◆ **To be done**
Write out the opening lines of the data word for word, up to and including the line with "1.77e-10, 9.44e-11, 1.09e-10];", and leave every picture and every later line out.

>> BEGIN Data extract

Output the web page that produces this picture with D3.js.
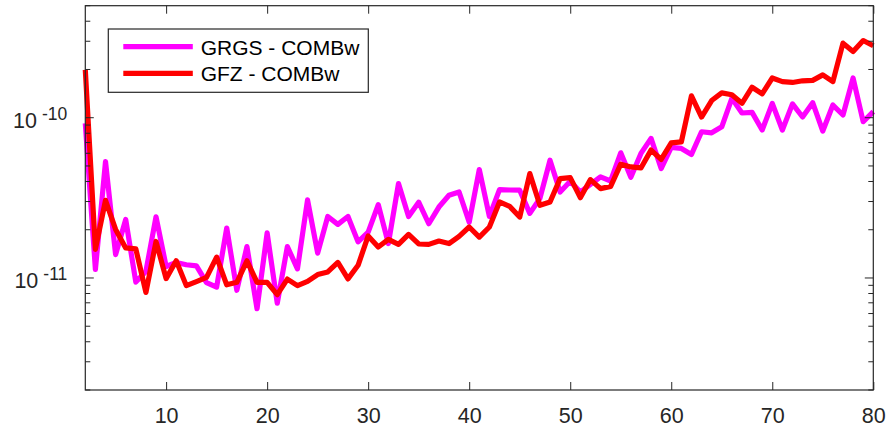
<!DOCTYPE html>
<html>
<head>
<meta charset="utf-8">
<script src="https://cdn.jsdelivr.net/npm/d3@7"></script>
<style>
    body { margin: 0; background: #fff; }
    text { font-family: "Liberation Sans", Arial, sans-serif; }
</style>
</head>
<body>
<svg id="chart"></svg>
<script>
/*global d3*/

// degree n, difference degree variances
var degrees = [2, 3, 4, 5, 6, 7, 8, 9, 10, 11, 12, 13, 14, 15, 16, 17, 18, 19, 20, 21,
    22, 23, 24, 25, 26, 27, 28, 29, 30, 31, 32, 33, 34, 35, 36, 37, 38, 39, 40, 41,
    42, 43, 44, 45, 46, 47, 48, 49, 50, 51, 52, 53, 54, 55, 56, 57, 58, 59, 60, 61,
    62, 63, 64, 65, 66, 67, 68, 69, 70, 71, 72, 73, 74, 75, 76, 77, 78, 79, 80];

var grgsValues = [9.22e-11, 1.13e-11, 5.32e-11, 1.40e-11, 2.32e-11, 9.43e-12, 1.10e-11, 2.41e-11, 1.18e-11, 1.25e-11,
    1.21e-11, 1.19e-11, 9.36e-12, 8.77e-12, 2.05e-11, 8.38e-12, 1.57e-11, 6.43e-12, 1.91e-11, 6.96e-12,
    1.57e-11, 1.14e-11, 3.07e-11, 1.43e-11, 2.42e-11, 2.16e-11, 2.42e-11, 1.68e-11, 1.93e-11, 2.87e-11,
    1.64e-11, 3.88e-11, 2.42e-11, 2.97e-11, 2.18e-11, 2.77e-11, 3.28e-11, 3.44e-11, 2.23e-11, 4.75e-11,
    2.42e-11, 3.56e-11, 3.54e-11, 3.53e-11, 2.53e-11, 3.14e-11, 5.43e-11, 3.44e-11, 4.01e-11, 3.44e-11,
    3.84e-11, 4.27e-11, 4.03e-11, 6.04e-11, 4.25e-11, 5.99e-11, 7.43e-11, 4.82e-11, 6.53e-11, 6.43e-11,
    5.90e-11, 8.17e-11, 8.05e-11, 8.78e-11, 1.32e-10, 1.07e-10, 1.08e-10, 8.38e-11, 1.23e-10, 8.38e-11,
    1.22e-10, 1.01e-10, 1.24e-10, 8.26e-11, 1.20e-10, 1.04e-10, 1.77e-10, 9.44e-11, 1.09e-10];

var gfzValues = [1.99e-10, 1.51e-11, 3.05e-11, 2.01e-11, 1.54e-11, 1.52e-11, 8.13e-12, 1.69e-11, 9.91e-12, 1.28e-11,
    8.96e-12, 9.50e-12, 1.01e-11, 1.35e-11, 9.07e-12, 9.40e-12, 1.28e-11, 9.40e-12, 9.40e-12, 7.87e-12,
    9.84e-12, 8.96e-12, 9.52e-12, 1.05e-11, 1.09e-11, 1.25e-11, 9.87e-12, 1.20e-11, 1.83e-11, 1.56e-11,
    1.74e-11, 1.62e-11, 1.87e-11, 1.63e-11, 1.62e-11, 1.70e-11, 1.64e-11, 1.82e-11, 2.08e-11, 1.80e-11,
    2.08e-11, 2.98e-11, 2.80e-11, 2.40e-11, 4.48e-11, 2.84e-11, 2.98e-11, 4.17e-11, 4.23e-11, 3.17e-11,
    4.11e-11, 3.61e-11, 3.73e-11, 5.13e-11, 4.93e-11, 4.86e-11, 6.28e-11, 5.49e-11, 6.97e-11, 7.07e-11,
    1.37e-10, 1.01e-10, 1.28e-10, 1.43e-10, 1.39e-10, 1.23e-10, 1.55e-10, 1.41e-10, 1.77e-10, 1.68e-10,
    1.66e-10, 1.70e-10, 1.71e-10, 1.85e-10, 1.68e-10, 2.92e-10, 2.59e-10, 3.03e-10, 2.81e-10];

var seriesNames = ["GRGS - COMBw", "GFZ - COMBw"];
var seriesColors = ["#ff00ff", "#ff0000"];
var xDomain = [2, 80];
var xTickValues = [10, 20, 30, 40, 50, 60, 70, 80];
var yDomain = [2e-12, 5e-10];
var yMajorTicks = [1e-11, 1e-10];
var yTickLabels = ["-11", "-10"];

var svgW = 886, svgH = 429;
var margin = {top: 5.7, right: 12.7, bottom: 39, left: 85.3};
var width = svgW - margin.left - margin.right;
var height = svgH - margin.top - margin.bottom;
var axisColor = "#262626";

var svg = d3.select("#chart")
    .attr("width", svgW)
    .attr("height", svgH);

var root = svg.append("g")
    .attr("transform", "translate(" + margin.left + "," + margin.top + ")");

var xScale = d3.scaleLinear().domain(xDomain).range([0, width]);
var yScale = d3.scaleLog().domain(yDomain).range([height, 0]);

// lines
var series = [grgsValues, gfzValues].map(function (vals, i) {
    return {name: seriesNames[i], color: seriesColors[i], points: degrees.map(function (n, j) {
        return [n, vals[j]];
    })};
});

var valueLine = d3.line()
    .x(function (d) { return xScale(d[0]); })
    .y(function (d) { return yScale(d[1]); });

root.selectAll("path.series")
    .data(series)
    .enter()
    .append("path")
    .attr("class", "series")
    .attr("d", function (d) { return valueLine(d.points); })
    .attr("fill", "none")
    .attr("stroke", function (d) { return d.color; })
    .attr("stroke-width", 5.2)
    .attr("stroke-linejoin", "round");

// x axes, ticks pointing inwards
var xBottom = root.append("g")
    .attr("transform", "translate(0," + height + ")")
    .call(d3.axisBottom(xScale).tickValues(xTickValues).tickSizeInner(-8).tickSizeOuter(0).tickPadding(17.5));
var xTop = root.append("g")
    .call(d3.axisTop(xScale).tickValues(xTickValues).tickSizeInner(-8).tickSizeOuter(0).tickFormat(""));

[xBottom, xTop].forEach(function (g) {
    g.select(".domain").remove();
    g.selectAll("line").attr("stroke", axisColor);
    g.selectAll("text")
        .attr("fill", axisColor)
        .style("font-size", "21.5px")
        .style("font-family", "'Liberation Sans', Arial, sans-serif");
});

// y ticks, left and right
var yTicks = yScale.ticks();
function isMajor(v) {
    return yMajorTicks.some(function (m) { return Math.abs(v / m - 1) < 1e-6; });
}
[0, width].forEach(function (x0) {
    var dir = x0 === 0 ? 1 : -1;
    root.selectAll(null)
        .data(yTicks)
        .enter()
        .append("line")
        .attr("x1", x0)
        .attr("x2", function (d) { return x0 + dir * (isMajor(d) ? 8.5 : 5); })
        .attr("y1", function (d) { return yScale(d); })
        .attr("y2", function (d) { return yScale(d); })
        .attr("stroke", axisColor);
});

var yLab = root.selectAll("text.ylab")
    .data(yMajorTicks)
    .enter()
    .append("text")
    .attr("class", "ylab")
    .attr("x", -18)
    .attr("y", function (d) { return yScale(d) + 10; })
    .attr("text-anchor", "end")
    .attr("fill", axisColor)
    .style("font-size", "21.5px");
yLab.append("tspan").text("10");
yLab.append("tspan")
    .attr("dx", 5)
    .attr("dy", -8)
    .style("font-size", "17.5px")
    .text(function (d, i) { return yTickLabels[i]; });

// box
root.append("rect")
    .attr("width", width)
    .attr("height", height)
    .attr("fill", "none")
    .attr("stroke", axisColor)
    .attr("stroke-width", 1.2);

// legend
var legend = svg.append("g").attr("transform", "translate(108.3,29)");
legend.append("rect")
    .attr("width", 260)
    .attr("height", 63.3)
    .attr("fill", "#fff")
    .attr("stroke", axisColor)
    .attr("stroke-width", 1.2);
var item = legend.selectAll("g.item")
    .data(series)
    .enter()
    .append("g")
    .attr("class", "item")
    .attr("transform", function (d, i) { return "translate(0," + (17.7 + i * 26.6) + ")"; });
item.append("line")
    .attr("x1", 15)
    .attr("x2", 84.5)
    .attr("stroke", function (d) { return d.color; })
    .attr("stroke-width", 5.2);
item.append("text")
    .attr("x", 92.4)
    .attr("y", 8)
    .attr("fill", "#000")
    .style("font-size", "21px")
    .text(function (d) { return d.name; });
</script>
</body>
</html>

>> END Data extract

◆ **Response to this task**
Output the web page that produces this picture with D3.js.
<!DOCTYPE html>
<html>
<head>
<meta charset="utf-8">
<script src="https://cdn.jsdelivr.net/npm/d3@7"></script>
<style>
    body { margin: 0; background: #fff; }
    text { font-family: "Liberation Sans", Arial, sans-serif; }
</style>
</head>
<body>
<svg id="chart"></svg>
<script>
/*global d3*/

// degree n, difference degree variances
var degrees = [2, 3, 4, 5, 6, 7, 8, 9, 10, 11, 12, 13, 14, 15, 16, 17, 18, 19, 20, 21,
    22, 23, 24, 25, 26, 27, 28, 29, 30, 31, 32, 33, 34, 35, 36, 37, 38, 39, 40, 41,
    42, 43, 44, 45, 46, 47, 48, 49, 50, 51, 52, 53, 54, 55, 56, 57, 58, 59, 60, 61,
    62, 63, 64, 65, 66, 67, 68, 69, 70, 71, 72, 73, 74, 75, 76, 77, 78, 79, 80];

var grgsValues = [9.22e-11, 1.13e-11, 5.32e-11, 1.40e-11, 2.32e-11, 9.43e-12, 1.10e-11, 2.41e-11, 1.18e-11, 1.25e-11,
    1.21e-11, 1.19e-11, 9.36e-12, 8.77e-12, 2.05e-11, 8.38e-12, 1.57e-11, 6.43e-12, 1.91e-11, 6.96e-12,
    1.57e-11, 1.14e-11, 3.07e-11, 1.43e-11, 2.42e-11, 2.16e-11, 2.42e-11, 1.68e-11, 1.93e-11, 2.87e-11,
    1.64e-11, 3.88e-11, 2.42e-11, 2.97e-11, 2.18e-11, 2.77e-11, 3.28e-11, 3.44e-11, 2.23e-11, 4.75e-11,
    2.42e-11, 3.56e-11, 3.54e-11, 3.53e-11, 2.53e-11, 3.14e-11, 5.43e-11, 3.44e-11, 4.01e-11, 3.44e-11,
    3.84e-11, 4.27e-11, 4.03e-11, 6.04e-11, 4.25e-11, 5.99e-11, 7.43e-11, 4.82e-11, 6.53e-11, 6.43e-11,
    5.90e-11, 8.17e-11, 8.05e-11, 8.78e-11, 1.32e-10, 1.07e-10, 1.08e-10, 8.38e-11, 1.23e-10, 8.38e-11,
    1.22e-10, 1.01e-10, 1.24e-10, 8.26e-11, 1.20e-10, 1.04e-10, 1.77e-10, 9.44e-11, 1.09e-10];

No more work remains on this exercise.